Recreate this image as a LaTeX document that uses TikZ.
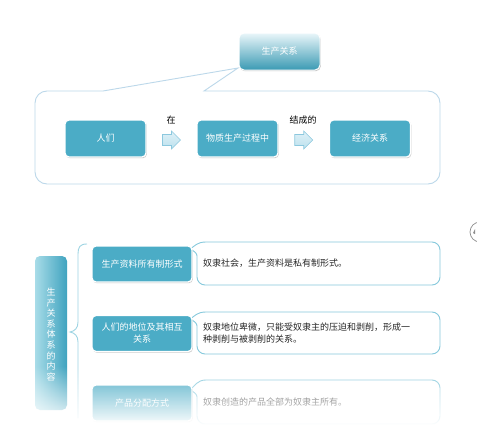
\documentclass[tikz,border=0pt]{standalone}
\usepackage{fontspec}
\setmainfont{Noto Sans CJK SC}
\usetikzlibrary{shadows,fadings,calc}
\definecolor{tealbox}{HTML}{4BACC6}
\definecolor{tealdark}{HTML}{3A9AB3}
\definecolor{tealtop}{HTML}{EAF6FA}
\definecolor{framec}{HTML}{BCD8EA}
\definecolor{calloutc}{HTML}{86C9DC}
\definecolor{arrowfill}{HTML}{C9E7F2}
\definecolor{arrowdraw}{HTML}{8CC8DE}
\definecolor{vleft}{HTML}{A8DCE8}
\definecolor{vright}{HTML}{3FA3BF}
\tikzfading[name=fadedown, top color=transparent!100, bottom color=transparent!0]
\begin{document}
\begin{tikzpicture}[x=1pt,y=-1pt,
  font=\fontsize{9}{11}\selectfont,
  bshadow/.style={drop shadow={shadow xshift=0.8pt, shadow yshift=-1.2pt, opacity=0.3, fill=black!70}},
  topboxstyle/.style={rectangle, rounded corners=5pt, top color=tealtop, bottom color=tealdark, draw=white, line width=1pt, text=white, minimum width=81pt, minimum height=37pt, inner sep=2pt, bshadow},
  flowbox/.style={rectangle, rounded corners=4pt, fill=tealbox, draw=white, line width=1.3pt, text=white, minimum width=81pt, minimum height=37pt, inner sep=2pt, align=center, bshadow},
  rowbox/.style={flowbox, minimum width=100pt, minimum height=36pt, font=\fontsize{9}{12}\selectfont},
  calloutline/.style={draw=calloutc, line width=0.9pt, fill=white},
  frameline/.style={draw=framec, line width=0.9pt, fill=white},
  rtext/.style={anchor=west, align=left, inner sep=0pt, text=black!85, font=\fontsize{9}{12}\selectfont},
  lbl/.style={inner sep=1pt, text=black},
  barrow/.pic={\draw[draw=arrowdraw, line width=0.6pt, top color=arrowfill!60!white, bottom color=arrowfill!90!tealbox]
     (-9,-5.5) -- (0,-5.5) -- (0,-9) -- (9,0) -- (0,9) -- (0,5.5) -- (-9,5.5) -- cycle;}
]
\useasboundingbox (0,0) rectangle (477,442);
\fill[white] (0,0) rectangle (477,442);

% ---------- top part ----------
\draw[frameline] (103,91) -- (238,68) -- (204,91) [rounded corners=12pt] -- (440,91) -- (440,184) -- (35,184) -- (35,91) -- (60,91) [sharp corners] -- cycle;
\node[topboxstyle] (sc) at (279.5,51.5) {生产关系};

\node[flowbox] (people) at (105.5,138.5) {人们};
\node[flowbox] (proc) at (237.5,138.5) {物质生产过程中};
\node[flowbox] (econ) at (370,138.5) {经济关系};

\coordinate (a1) at ($(people.east)!0.5!(proc.west)+(0,1.5)$);
\coordinate (a2) at ($(proc.east)!0.5!(econ.west)+(0,1.5)$);
\pic at (a1) {barrow};
\pic at (a2) {barrow};
\node[lbl] (zai) at (171,120) {在};
\node[lbl] (jcd) at (303,120) {结成的};

% ---------- bottom part ----------
\node[rectangle, rounded corners=5pt, left color=vleft, right color=vright, minimum width=32pt, minimum height=154pt, inner sep=0pt] (vb) at (51,333) {};
\node[text=white, align=center, inner sep=0pt, font=\fontsize{9}{10.6}\selectfont] (vbt) at (51,334.5)
  {生\\产\\关\\系\\体\\系\\的\\内\\容};

\draw[draw=calloutc!80!white, line width=0.9pt] (87,244) .. controls (80,244) and (78,247) .. (78,254) -- (78,322)
  .. controls (78,328) and (75,331) .. (70,332) .. controls (75,333) and (78,336) .. (78,342) -- (78,418);

% row 1
\draw[calloutline] (190,249) .. controls (195,246) and (197,242) .. (206,242) [rounded corners=8pt] -- (440,242) -- (440,285) -- (197,285) -- (197,265) [sharp corners] -- (197,256) .. controls (197,253) and (194,251) .. (190,249);
\node[rowbox] (r1l) at (142,264) {生产资料所有制形式};
\node[rtext] (r1r) at (203,263.5) {奴隶社会，生产资料是私有制形式。};

% row 2
\draw[calloutline] (190,319) .. controls (195,316) and (197,312) .. (206,312) [rounded corners=8pt] -- (440,312) -- (440,354) -- (197,354) -- (197,335) [sharp corners] -- (197,326) .. controls (197,323) and (194,321) .. (190,319);
\node[rowbox] (r2l) at (142,333.5) {人们的地位及其相互\\关系};
\node[rtext] (r2r) at (203,333.5) {奴隶地位卑微，只能受奴隶主的压迫和剥削，形成一\\种剥削与被剥削的关系。};

% row 3
\draw[calloutline] (190,390) .. controls (195,386) and (197,380) .. (206,380) [rounded corners=8pt] -- (440,380) -- (440,424) -- (197,424) -- (197,406) [sharp corners] -- (197,397) .. controls (197,394) and (194,392) .. (190,390);
\node[rowbox] (r3l) at (142,403) {产品分配方式};
\node[rtext] (r3r) at (203,402) {奴隶创造的产品全部为奴隶主所有。};

% fade-out at the bottom
\fill[white, path fading=fadedown] (20,366) rectangle (457,426);
\fill[white] (20,426) rectangle (457,442);

% partial icon at right edge
\node[circle, draw=black!45, line width=0.7pt, minimum size=20pt, inner sep=0pt] (icon) at (480,232) {};
\fill[black!45] (473,233) -- (475,229) -- (475,234) -- cycle;
\end{tikzpicture}
\end{document}
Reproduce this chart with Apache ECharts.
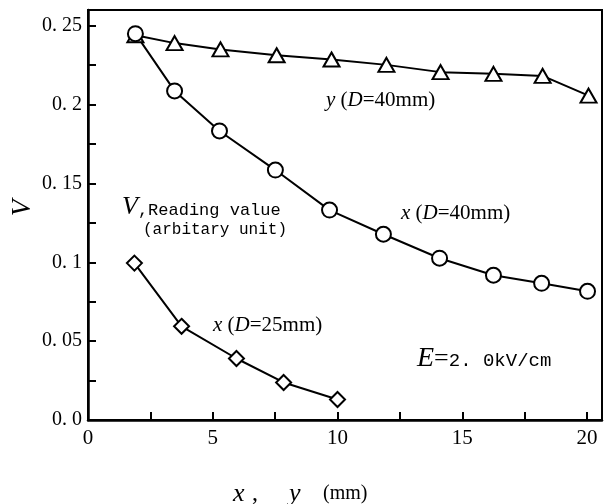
<!DOCTYPE html>
<html>
<head>
<meta charset="utf-8">
<script src="https://cdn.jsdelivr.net/npm/echarts@6/dist/echarts.min.js"></script>
<style>html,body{margin:0;padding:0;background:#fff;}#c{width:608px;height:504px;}</style>
</head>
<body>
<div id="c"></div>
<script>
// y (D=40mm) — triangles
var yD40_x = [1.90, 3.47, 5.31, 7.56, 9.76, 11.96, 14.13, 16.25, 18.22, 20.06];
var yD40_v = [0.244, 0.239, 0.235, 0.2313, 0.2286, 0.2252, 0.2206, 0.2195, 0.2182, 0.2057];
// x (D=40mm) — circles
var xD40_x = [1.90, 3.47, 5.27, 7.51, 9.68, 11.84, 14.09, 16.25, 18.18, 20.02];
var xD40_v = [0.245, 0.2087, 0.1833, 0.1585, 0.1331, 0.1178, 0.1026, 0.0918, 0.0867, 0.0816];
// x (D=25mm) — diamonds
var xD25_x = [1.86, 3.75, 5.95, 7.84, 10.0];
var xD25_v = [0.0995, 0.0594, 0.039, 0.0238, 0.013];
// axis tick labels
var yTickLabels = {"0": "0. 0", "0.05": "0. 05", "0.1": "0. 1", "0.15": "0. 15", "0.2": "0. 2", "0.25": "0. 25"};

function pairs(xs, vs) { return xs.map(function (x, i) { return [x, vs[i]]; }); }

var chart = echarts.init(document.getElementById('c'), null, {renderer: 'canvas'});
var serif = 'Liberation Serif';
var mono = 'Liberation Mono';
var common = {
  type: 'line',
  symbolSize: 15,
  lineStyle: {color: '#000', width: 2},
  itemStyle: {color: '#fff', borderColor: '#000', borderWidth: 2},
  emphasis: {disabled: true},
  animation: false,
  z: 3
};
var ital = {fontFamily: serif, fontStyle: 'italic', fontSize: 21, fill: '#000'};
chart.setOption({
  animation: false,
  backgroundColor: '#fff',
  grid: {left: 88, top: 10, right: 6, bottom: 84, show: true, borderColor: '#000', borderWidth: 2},
  xAxis: {
    type: 'value', min: 0, max: 20.6, interval: 5,
    axisLine: {show: true, onZero: false, lineStyle: {color: '#000', width: 2.5}},
    axisTick: {show: true, inside: true, length: 8, lineStyle: {color: '#000', width: 2}},
    minorTick: {show: true, splitNumber: 2, length: 8, lineStyle: {color: '#000', width: 2}},
    splitLine: {show: false},
    axisLabel: {showMaxLabel: false, color: '#000', fontFamily: serif, fontSize: 21, margin: 8}
  },
  yAxis: {
    type: 'value', min: 0, max: 0.26, interval: 0.05,
    axisLine: {show: true, lineStyle: {color: '#000', width: 2.5}},
    axisTick: {show: true, inside: true, length: 8, lineStyle: {color: '#000', width: 2}},
    minorTick: {show: true, splitNumber: 2, length: 8, lineStyle: {color: '#000', width: 2}},
    splitLine: {show: false},
    axisLabel: {
      showMaxLabel: false, color: '#000', fontFamily: serif, fontSize: 20, margin: 6,
      formatter: function (v) { var k = String(Math.round(v * 100) / 100); return yTickLabels[k] !== undefined ? yTickLabels[k] : ''; }
    }
  },
  series: [
    Object.assign({}, common, {name: 'yD40', symbol: 'triangle', symbolSize: [16, 14], data: pairs(yD40_x, yD40_v)}),
    Object.assign({}, common, {name: 'xD40', symbol: 'circle', symbolSize: 15, data: pairs(xD40_x, xD40_v)}),
    Object.assign({}, common, {name: 'xD25', symbol: 'diamond', symbolSize: [15, 15], data: pairs(xD25_x, xD25_v)})
  ],
  graphic: [
    {type: 'text', x: 326, y: 100, style: {text: '{i|y} ({i|D}=40mm)', fontFamily: serif, fontSize: 21, fill: '#000', verticalAlign: 'middle', rich: {i: ital}}},
    {type: 'text', x: 401, y: 213, style: {text: '{i|x} ({i|D}=40mm)', fontFamily: serif, fontSize: 21, fill: '#000', verticalAlign: 'middle', rich: {i: ital}}},
    {type: 'text', x: 213, y: 325, style: {text: '{i|x} ({i|D}=25mm)', fontFamily: serif, fontSize: 21, fill: '#000', verticalAlign: 'middle', rich: {i: ital}}},
    {type: 'text', x: 122, y: 207, style: {text: '{v|V}{m|,Reading value}', fill: '#000', verticalAlign: 'middle', rich: {v: {fontFamily: serif, fontStyle: 'italic', fontSize: 26, fill: '#000'}, m: {fontFamily: mono, fontSize: 17, fill: '#000', padding: [6, 0, 0, 0]}}}},
    {type: 'text', x: 143, y: 230, style: {text: '(arbitary unit)', fontFamily: mono, fontSize: 16, fill: '#000', verticalAlign: 'middle'}},
    {type: 'text', x: 417, y: 359, style: {text: '{e|E}{q|=}{m|2. 0kV/cm}', fill: '#000', verticalAlign: 'middle', rich: {e: {fontFamily: serif, fontStyle: 'italic', fontSize: 28, fill: '#000'}, q: {fontFamily: serif, fontSize: 26, fill: '#000'}, m: {fontFamily: mono, fontSize: 19, fill: '#000', padding: [3, 0, 0, 0]}}}},
    {type: 'text', x: 233, y: 494, style: {text: 'x', fontFamily: serif, fontStyle: 'italic', fontSize: 26, fill: '#000', verticalAlign: 'middle'}},
    {type: 'text', x: 252, y: 494, style: {text: ',', fontFamily: serif, fontSize: 24, fill: '#000', verticalAlign: 'middle'}},
    {type: 'text', x: 289, y: 494, style: {text: 'y', fontFamily: serif, fontStyle: 'italic', fontSize: 26, fill: '#000', verticalAlign: 'middle'}},
    {type: 'text', x: 323, y: 494, style: {text: '(mm)', fontFamily: serif, fontSize: 20, fill: '#000', verticalAlign: 'middle'}},
    {type: 'text', x: 23, y: 208, rotation: Math.PI / 2, style: {text: 'V', fontFamily: serif, fontStyle: 'italic', fontSize: 27, fill: '#000', align: 'center', verticalAlign: 'middle'}}
  ]
});
</script>
</body>
</html>
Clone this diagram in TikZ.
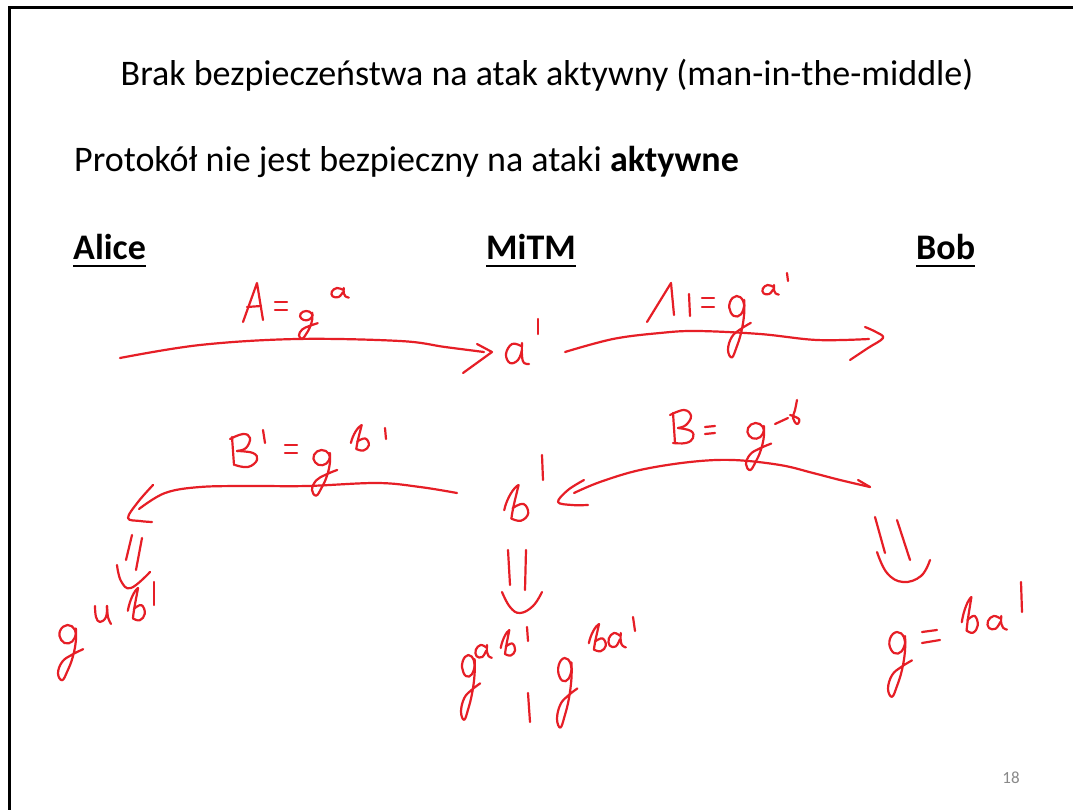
\documentclass[tikz,border=0pt]{standalone}
\usepackage{fontspec}
\setmainfont{Carlito}
\definecolor{inkred}{RGB}{230,30,38}
\definecolor{pagenum}{RGB}{137,137,137}
\tikzset{
  hand/.style={draw=inkred, line width=2.2pt, line cap=round, line join=round},
  slidetext/.style={inner sep=0pt, font=\fontsize{36}{43}\selectfont},
  party/.style={inner sep=0pt, font=\fontsize{36}{43}\selectfont\bfseries},
  % handwritten glyphs, drawn in a local box with y pointing down
  pics/hg/.style={code={
    \draw[hand] plot[smooth cycle, tension=0.8] coordinates {(16,4) (9,0) (2,5) (3,13) (10,16) (16,11)};
    \draw[hand] plot[smooth, tension=0.7] coordinates
      {(17,3) (17,14) (14,28) (9,40) (4,48) (0,42) (4,32) (13,26) (24,21)};}},
  pics/hb/.style={code={
    \draw[hand] (1,24) .. controls (3,13) and (9,2) .. (13,0) .. controls (11,10) and (8,22) .. (7,32);
    \draw[hand] plot[smooth, tension=0.7] coordinates {(7,32) (15,34) (21,27) (17,18) (8,22)};}},
  pics/ha/.style={code={
    \draw[hand] plot[smooth, tension=0.7] coordinates
      {(14,3) (7,0) (1,6) (2,14) (9,15) (14,7)};
    \draw[hand] plot[smooth, tension=0.7] coordinates
      {(15,0) (15,9) (17,14) (21,16)};}},
}
\begin{document}
\begin{tikzpicture}[x=1pt, y=-1pt]
\useasboundingbox (0,0) rectangle (1073,810);
\fill[white] (0,0) rectangle (1073,810);

% slide frame
\coordinate (frameBL) at (9,812);
\coordinate (frameTL) at (9,8);
\coordinate (frameTR) at (1075,8);
\draw[line width=3pt] (frameBL) -- (frameTL) -- (frameTR);

% typed slide text
\node[slidetext, anchor=base] (title) at (547,86)
  {Brak bezpieczeństwa na atak aktywny (man-in-the-middle)};
\node[slidetext, anchor=base west] (claim) at (74,172)
  {Protokół nie jest bezpieczny na ataki \textbf{aktywne}};
\node[party, anchor=base west] (alice) at (73,260) {Alice};
\node[party, anchor=base west] (mitm) at (486,260) {MiTM};
\node[party, anchor=base west] (bob) at (916,260) {Bob};
\foreach \p in {alice, mitm, bob}
  \draw[line width=2pt] ([yshift=-6pt]\p.base west) -- ([yshift=-6pt]\p.base east);
\node[anchor=base, inner sep=0pt, text=pagenum, font=\fontsize{17}{20}\selectfont] (pageno) at (1011,783) {18};

% ---- Alice -> MiTM : A = g^a ----
\coordinate (aliceTx) at (120,358);
\coordinate (mitmRxA) at (484,352);
\draw[hand] plot[smooth, tension=0.6] coordinates
  {(aliceTx) (200,345) (297,339) (400,341) (445,347) (mitmRxA)};
\draw[hand] (477,344) -- (492,352) -- (463,373);
\draw[hand] (243,322) -- (257,283) -- (263,320);
\draw[hand] (247,307) -- (261,306);
\draw[hand] (275,302) -- (287,302) (275,310) -- (287,310);
\pic (gA) at (299,311) [xscale=0.78, yscale=0.58] {hg};
\pic (aA) at (331,288) [xscale=0.85, yscale=0.6] {ha};
% a' received by MiTM
\draw[hand] plot[smooth, tension=0.7] coordinates {(521,346) (512,344) (506,354) (510,363) (518,360) (522,350)};
\draw[hand] plot[smooth, tension=0.7] coordinates {(522,343) (522,356) (524,363) (529,364)};
\draw[hand] (538,319) -- (538,334);

% ---- MiTM -> Bob : A' = g^{a'} ----
\coordinate (mitmTxA) at (565,352);
\coordinate (bobRx) at (869,339);
\draw[hand] plot[smooth, tension=0.6] coordinates
  {(mitmTxA) (613,339) (660,333) (697,331) (760,334) (817,340) (bobRx)};
\draw[hand] plot[smooth, tension=0.6] coordinates {(865,327) (876,332) (883,338) (868,348) (850,360)};
\draw[hand] (647,322) -- (671,283) -- (674,315);
\draw[hand] (689,294) -- (690,316);
\draw[hand] (702,298) -- (714,298) (702,307) -- (714,307);
\pic (gA2) at (728,296) [xscale=0.95, yscale=1.28] {hg};
\pic (aA2) at (762,285) [xscale=0.8, yscale=0.6] {ha};
\draw[hand] (787,273) -- (788,281);

% ---- MiTM -> Alice : B' = g^{b'} ----
\coordinate (mitmTxB) at (457,493);
\coordinate (aliceRx) at (139,509);
\draw[hand] plot[smooth, tension=0.6] coordinates
  {(mitmTxB) (420,487) (377,483) (307,486) (250,486) (200,487) (165,493) (aliceRx)};
\draw[hand] plot[smooth, tension=0.6] coordinates {(153,485) (138,502) (128,518) (140,521) (152,522)};
\draw[hand] (232,437) -- (234,465);
\draw[hand] plot[smooth, tension=0.7] coordinates {(230,439) (243,434) (250,438) (246,448) (237,451)};
\draw[hand] plot[smooth, tension=0.7] coordinates {(237,451) (253,453) (257,460) (248,467) (235,465)};
\draw[hand] (263,430) -- (265,443);
\draw[hand] (285,445) -- (297,445) (285,453) -- (297,453);
\pic (gB1) at (312,450) [xscale=1.05, yscale=0.95] {hg};
\pic (bB1) at (350,425) [xscale=0.9, yscale=0.75] {hb};
\draw[hand] (385,428) -- (386,439);

% ---- Bob -> MiTM : B = g^b ----
\coordinate (bobTx) at (870,487);
\coordinate (mitmRxB) at (574,493);
\draw[hand] plot[smooth, tension=0.6] coordinates
  {(bobTx) (840,480) (813,473) (780,465) (733,460) (690,462) (640,470) (600,482) (mitmRxB)};
\draw[hand] (858,480) -- (bobTx);
\draw[hand] plot[smooth, tension=0.6] coordinates {(584,480) (568,490) (558,502) (572,505) (588,505)};
\draw[hand] (673,413) -- (675,443);
\draw[hand] plot[smooth, tension=0.7] coordinates {(670,415) (684,410) (691,416) (686,425) (678,428)};
\draw[hand] plot[smooth, tension=0.7] coordinates {(678,428) (691,431) (693,438) (686,443) (673,443)};
\draw[hand] (705,427) -- (715,426) (705,434) -- (715,433);
\pic (gB2) at (746,423) [xscale=1.05, yscale=0.98] {hg};
\draw[hand] (775,424) -- (788,418);
\draw[hand] plot[smooth, tension=0.7] coordinates {(797,400) (795,410) (793,418) (797,424) (799,419) (790,415)};
% b' held by MiTM
\pic (bMid) at (503,485) [xscale=1.2, yscale=1.05] {hb};
\draw[hand] (542,455) -- (543,480);

% ---- Alice computes g^{ab'} ----
\draw[hand] (132,535) -- (126,560) (142,538) -- (136,570);
\draw[hand] plot[smooth, tension=0.7] coordinates {(117,565) (121,581) (131,588) (150,572)};
\pic (gL) at (58,625) [xscale=1.05, yscale=1.15] {hg};
\draw[hand] plot[smooth, tension=0.7] coordinates {(95,606) (96,617) (100,622) (106,617) (107,606)};
\draw[hand] plot[smooth, tension=0.7] coordinates {(107,606) (108,617) (111,624)};
\pic (bL) at (127,588) [xscale=0.85, yscale=0.95] {hb};
\draw[hand] (154,582) -- (154,605);

% ---- MiTM computes g^{ab'} | g^{ba'} ----
\draw[hand] (508,550) -- (510,585) (526,550) -- (525,590);
\draw[hand] plot[smooth, tension=0.7] coordinates {(502,592) (510,607) (520,613) (533,606) (542,592)};
\pic (gM1) at (461,655) [xscale=0.8, yscale=1.35] {hg};
\pic (aM1) at (475,645) [xscale=0.8, yscale=0.8] {ha};
\pic (bM1) at (500,630) [xscale=0.72, yscale=0.75] {hb};
\draw[hand] (527,627) -- (528,641);
\draw[hand] (528,693) -- (530,722);
\pic (gM2) at (557,658) [xscale=0.85, yscale=1.45] {hg};
\pic (bM2) at (588,624) [xscale=0.85, yscale=0.8] {hb};
\pic (aM2) at (608,633) [xscale=0.85, yscale=0.9] {ha};
\draw[hand] (633,617) -- (635,631);

% ---- Bob computes g^{ba'} ----
\draw[hand] (875,517) -- (885,553) (897,520) -- (910,560);
\draw[hand] plot[smooth, tension=0.7] coordinates {(877,552) (887,573) (903,582) (921,576) (930,560)};
\pic (gR) at (888,632) [xscale=1.0, yscale=1.35] {hg};
\draw[hand] (922,632) -- (937,630) (922,643) -- (940,640);
\pic (bR) at (961,597) [xscale=0.8, yscale=1.05] {hb};
\pic (aR) at (987,616) [xscale=0.95, yscale=0.85] {ha};
\draw[hand] (1021,582) -- (1022,612);
\end{tikzpicture}
\end{document}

Instruction: Exclude any pictures, and restate word for word the lines from the one containing "Reproduce this chart with Apache ECharts." through the one containing "function pairs(xs, vs)", both included.

Full response:
Reproduce this chart with Apache ECharts.
<!DOCTYPE html>
<html>
<head>
<meta charset="utf-8">
<script src="https://cdn.jsdelivr.net/npm/echarts@6/dist/echarts.min.js"></script>
<style>html,body{margin:0;padding:0;background:#fff;}#c{width:608px;height:504px;}</style>
</head>
<body>
<div id="c"></div>
<script>
// y (D=40mm) — triangles
var yD40_x = [1.90, 3.47, 5.31, 7.56, 9.76, 11.96, 14.13, 16.25, 18.22, 20.06];
var yD40_v = [0.244, 0.239, 0.235, 0.2313, 0.2286, 0.2252, 0.2206, 0.2195, 0.2182, 0.2057];
// x (D=40mm) — circles
var xD40_x = [1.90, 3.47, 5.27, 7.51, 9.68, 11.84, 14.09, 16.25, 18.18, 20.02];
var xD40_v = [0.245, 0.2087, 0.1833, 0.1585, 0.1331, 0.1178, 0.1026, 0.0918, 0.0867, 0.0816];
// x (D=25mm) — diamonds
var xD25_x = [1.86, 3.75, 5.95, 7.84, 10.0];
var xD25_v = [0.0995, 0.0594, 0.039, 0.0238, 0.013];
// axis tick labels
var yTickLabels = {"0": "0. 0", "0.05": "0. 05", "0.1": "0. 1", "0.15": "0. 15", "0.2": "0. 2", "0.25": "0. 25"};

function pairs(xs, vs) { return xs.map(function (x, i) { return [x, vs[i]]; }); }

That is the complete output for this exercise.